— Почему вы считаете, что это невероятно?
— Потому что знаю его биографию, знаю о его позиции и поступках до Девятого сентября. Кроме того, такой специалист…
— Жизнь сложнее, чем это порой описывается в книгах, товарищ писатель! — убрал майор папку в ящик стола и взглянул на свои часы.
— А вы не могли бы сказать конкретно, что именно он сделал?
Начальник милиции откинулся на спинку стула с подчеркнуто скучающим выражением лица.
— Вам не кажется, что вы хотите от меня слишком многого?
— Да, да, наверное, вы правы… Извините! Но я так удивлен.
Я поднялся и протянул ему руку.
— Простите за беспокойство, товарищ майор.
Он положил ладони на стол и наклонился ко мне.
— Советую вам держаться от всего этого подальше. В нашем городе так много других вещей, заслуживающих внимания.
— Постараюсь учесть ваш совет, — кивнул я вежливо и направился к выходу своей любимой походкой — с чуть склоненной к плечу головой.
Я в совершенстве овладел этой походкой, которую мои софийские друзья называли походкой "безобидного простофили", и надеялся, что и майор воспримет ее точно таким же образом…

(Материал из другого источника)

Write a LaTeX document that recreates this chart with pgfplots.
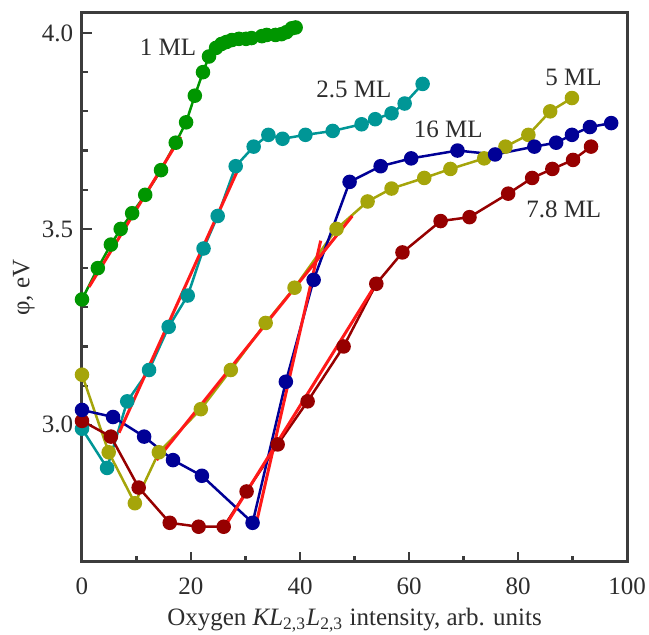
\documentclass[border=0pt]{standalone}
\usepackage{fontspec}
\setmainfont{Liberation Serif}
\usepackage{pgfplots}
\pgfplotsset{compat=1.18}
\definecolor{txt}{RGB}{45,45,45}
\definecolor{axl}{RGB}{60,60,60}
\definecolor{ml1}{RGB}{0,150,0}
\definecolor{ml25}{RGB}{0,150,150}
\definecolor{ml5}{RGB}{165,165,10}
\definecolor{ml16}{RGB}{0,0,150}
\definecolor{ml78}{RGB}{150,0,0}
\definecolor{fit}{RGB}{255,25,25}

\begin{document}
\fontsize{10}{12}\selectfont
\begin{tikzpicture}
\begin{axis}[
    scale only axis,
    width=218pt, height=219.6pt,
    xmin=0, xmax=100, ymin=2.65, ymax=4.051,
    xtick={0,20,40,60,80,100}, minor x tick num=1,
    ytick={3.0,3.5,4.0}, minor y tick num=4,
    xtick pos=bottom, ytick pos=left,
    tick align=inside,
    major tick length=4pt, minor tick length=2.4pt,
    axis line style={axl, line width=1.2pt},
    every tick/.style={axl, line width=0.9pt},
    tick label style={txt, font=\fontsize{10}{12}\selectfont},
    label style={txt, font=\fontsize{10}{12}\selectfont},
    /pgf/number format/assume math mode=true,
    yticklabel style={/pgf/number format/.cd, fixed, fixed zerofill, precision=1},
    xticklabel style={yshift=-2.8pt, inner xsep=0pt},
    xlabel={Oxygen \textit{KL}\textsubscript{2,3}\textit{L}\textsubscript{2,3} intensity, arb. units},
    ylabel={φ, eV},
    xlabel style={yshift=-0.8pt, inner ysep=1pt},
    ylabel style={yshift=-4pt},
    every axis plot/.style={line width=1pt, mark=*, mark size=2.4pt},
    clip=false,
]
% 1 ML
\addplot[ml1, mark options={fill=ml1}] coordinates {
(0,3.32)(2.9,3.40)(5.3,3.46)(7.1,3.50)(9.2,3.54)(11.6,3.587)(14.5,3.65)
(17.2,3.72)(19.1,3.772)(20.7,3.840)(22.2,3.90)(23.3,3.94)(24.6,3.962)
(25.6,3.972)(26.5,3.977)(27.5,3.982)(28.8,3.985)(30.1,3.985)(31.1,3.987)
(33.0,3.992)(33.9,3.995)(35.5,3.995)(36.6,3.997)(37.5,4.002)(38.5,4.012)(39.2,4.014)};
% 2.5 ML
\addplot[ml25, mark options={fill=ml25}] coordinates {
(0,2.99)(4.6,2.89)(8.3,3.06)(12.3,3.14)(15.9,3.25)(19.4,3.33)(22.3,3.45)
(24.9,3.533)(28.2,3.66)(31.5,3.71)(34.2,3.74)(36.8,3.73)(41.0,3.74)
(46.0,3.75)(51.3,3.767)(53.8,3.78)(56.8,3.795)(59.2,3.82)(62.5,3.87)};
% 5 ML
\addplot[ml5, mark options={fill=ml5}] coordinates {
(0,3.128)(4.9,2.93)(9.7,2.80)(14.1,2.93)(21.8,3.04)(27.3,3.14)(33.7,3.26)
(39.0,3.35)(46.7,3.50)(52.4,3.57)(56.8,3.603)(62.8,3.63)(67.6,3.653)
(73.8,3.68)(77.7,3.71)(81.9,3.74)(85.9,3.80)(89.9,3.834)};
% 7.8 ML
\addplot[ml78, mark options={fill=ml78}] coordinates {
(0,3.01)(5.3,2.97)(10.4,2.84)(16.1,2.75)(21.4,2.74)(26.0,2.74)(30.2,2.83)
(35.9,2.95)(41.4,3.06)(48.0,3.20)(54.0,3.36)(58.8,3.44)(65.8,3.52)
(71.1,3.53)(78.2,3.59)(82.6,3.63)(86.3,3.653)(90.1,3.676)(93.4,3.71)};
% 16 ML
\addplot[ml16, mark options={fill=ml16}] coordinates {
(0,3.038)(5.7,3.02)(11.4,2.97)(16.7,2.91)(22.0,2.87)(31.3,2.75)(37.4,3.11)
(42.5,3.37)(49.1,3.62)(54.8,3.66)(60.4,3.68)(68.9,3.70)(75.8,3.69)
(83.0,3.71)(87.0,3.72)(89.9,3.74)(93.2,3.76)(97.1,3.77)};
% linear fits
\addplot[fit, line width=1.2pt, no marks] coordinates {(1.3,3.352)(18.1,3.735)};
\addplot[fit, line width=1.2pt, no marks] coordinates {(6.8,2.98)(28.9,3.66)};
\addplot[fit, line width=1.2pt, no marks] coordinates {(13.7,2.91)(49.6,3.533)};
\addplot[fit, line width=1.2pt, no marks] coordinates {(32.0,2.75)(43.8,3.47)};
\addplot[fit, line width=1.2pt, no marks] coordinates {(26.2,2.74)(54.4,3.37)};
% labels
\node[txt, font=\fontsize{10}{12}\selectfont] at (axis cs:15.8,3.964) {1 ML};
\node[txt, font=\fontsize{10}{12}\selectfont] at (axis cs:49.9,3.855) {2.5 ML};
\node[txt, font=\fontsize{10}{12}\selectfont] at (axis cs:90.2,3.886) {5 ML};
\node[txt, font=\fontsize{10}{12}\selectfont] at (axis cs:67.2,3.755) {16 ML};
\node[txt, font=\fontsize{10}{12}\selectfont] at (axis cs:88.4,3.551) {7.8 ML};
% page frame matching the reference margins
\path (rel axis cs:0,0) ++(-32.8pt,-26.8pt) rectangle ++(259.6pt,251.6pt);
\end{axis}
\end{tikzpicture}
\end{document}
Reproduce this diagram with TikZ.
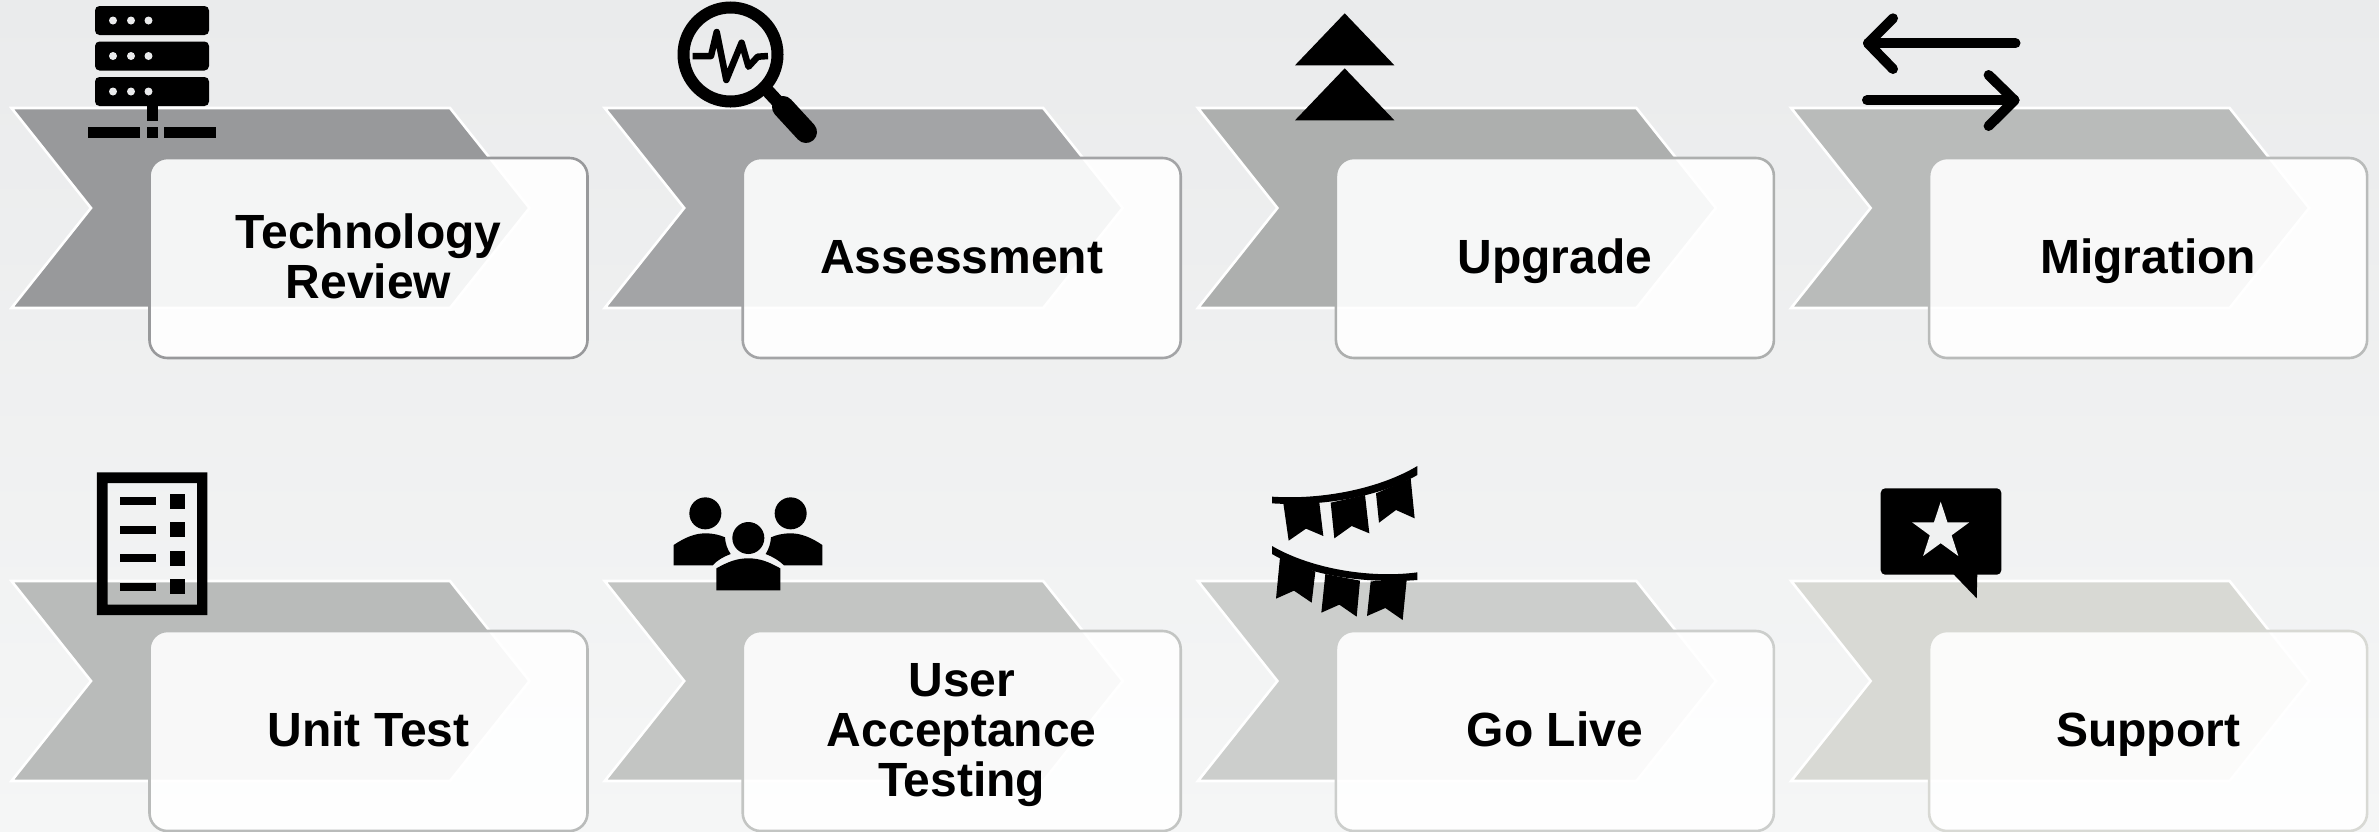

Улыбка медленно сползла с моего лица. После этой встречи с майором милиции разве мне не довелось услышать те же "благоразумные" советы из уст одного из наиболее известных наших писателей?
В памяти с отчетливой ясностью снова всплыло то саднящее собрание в низеньком полутемном зальце старого Союза писателей. Я только что рассказал членам секции прозы некоторые свои впечатления от пребывания в Родопах, не преминув упомянуть и о неожиданном аресте инженера Тенева.
За длинным столом, покрытым вылинявшей скатертью маслянисто-зеленого цвета, воцарилось тягостное молчание. Раздались торопливые чирканья зажигалок, чей-то продолжительный кашель… Двое-трое молодых беллетристов не отрывали от меня изумленных и чуть озадаченных взглядов… И вдруг заговорил один из "живых классиков", занимавший председательское место. У него были густые черные усы, устрашающе вставшие торчком во время его строгой назидательной речи.
— Может быть, то, о чем мы услышали, и верно, вероятно, Венедиков сделал необходимую проверку и добросовестно проинформировал нас о произошедших событиях. Но я хочу задать ему вопрос: только эти ли факты заметил он в возрожденном Родопском крае, только в этих ли мелких происшествиях видит он новые ростки нашей действительности, черты нового человека? Что, в сущности, рассказал нам молодой писатель о родопском рудном бассейне? — Рассказал о силикозе и об аресте одного инженера. Я хочу уверить коллегу Венедикова, что это — временные несущественные явления. Силикоз, несомненно, будет побежден, как множество других болезней. Что же касается ареста инженера — враг многолик, неизвестно, какую маску может он надеть! И я не могу понять — как может талантливый прозаик, социалистический реалист не видеть за деревьями леса. Жаль, Венедиков, я думал, вы сделали для себя выводы из вашей последней книги, а выходит, что вы не забыли старого и не научились ничему новому.
Большинство голов вокруг меня склонились вниз, двое-трое присутствующих не скрывали снисходительных улыбок, но никто не сказал ни слова.
После собрания Миладин Кондов, взяв меня под руку, зашагал со мной рядом.
— Не обращай на старика внимания! Пиши правдиво, но хорошо — это главное! Потому что твоя повесть — хоть она и смела и я ее защищаю, по своим художественным достоинствам уступает уровню твоих лучших рассказов…
Удалось ли самому Кондову соблюсти это бесспорное правило? Трудно сказать! В те годы его имя было связано с некоторыми произведениями, чей поверхностный пафос положительно вызывал у него стыд до сих пор… Совсем непросто было писать и правдиво и хорошо — сегодня, как и в то время, это было самым трудным! А иначе мне действительно нечего было бояться ветерана с торчащими усами; наоборот, когда в витринах книжных магазинов появился мой роман "Сложная биография", он первым с нескрываемым самодовольством поздравил меня перед целой группой молодых писателей…
20
В пятницу Рашков и Докумов не приехали и не позвонили.
Слегка задетый их непунктуальностью, я решил смыться на субботу из Дома творчества.
Пообедав, я выехал на своем "вольво". Проехал почти безлюдной в этот час центральной улицей и по чуть поднимающейся вверх выездной дороге взял путь на известный горный летний курорт.
Дорога плавно вилась вверх. Вскоре по обе ее стороны выросли темно-зеленые стены сосен, то сближавшиеся впритык к шоссе, то отступавшие в разные стороны, и тогда в тот же миг становилось необыкновенно светло и просторно и перед глазами расстилалась головокружительная панорама ближних и дальних вершин, снежных шапок, крутых ущелий и синих озер.